Challenges to Nestle’s Bottled Water Strategy

Huffington Post
September 21, 2017

From Maine to California, controversy follows Nestlé Waters North America, Inc. like paparazzi follow a Hollywood star. The rap against the bottled-water division of Nestlé, a Swiss-based company, may rest in part on nativist opposition to multinational corporations. It’s also because Nestlé extracts vast quantities of public water without paying for it, other than a modest permitting fee. But the same could be said of western farmers who irrigate their fields or of Dasani and Aquafina, two other major brands of bottled water, marketed by Coca-Cola and Pepsi, whose expansion plans seldom generate controversy.

The big difference in public reaction stems from the impact of Nestlé’s marketing strategy on the environment. Nestlé mostly sells “spring” water, rather than “purified,” “sparkling,” or “mineral” water. Nestlé understands that American consumers find greater cachet in “spring” water and are willing to pay a premium. By Food and Drug Administration rules, which govern the sale of bottled water, “spring” water can only come from “the spring or through a bore hole tapping the underground formation feeding the spring.” Water taken from a spring or the formation supplying the spring will, by definition, reduce the flow in the spring.

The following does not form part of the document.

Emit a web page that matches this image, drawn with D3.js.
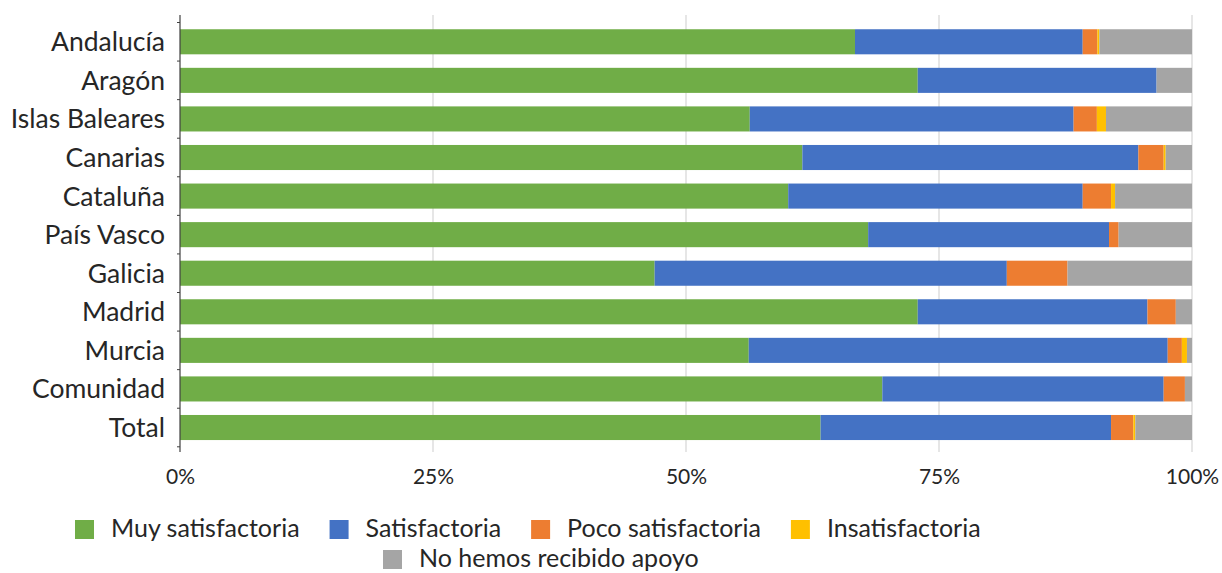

Springs supply high-quality water to downstream creeks and rivers, but only in small quantities. The flow in most springs is miniscule, ranging from a few gallons to a few dozen gallons per second. While springs may be modest in size, their flows are critical to the fragile ecology of the creeks and rivers they feed. A diminution of even one cubic foot per second (7.5 gallons) may devastate fish spawning and larval rearing.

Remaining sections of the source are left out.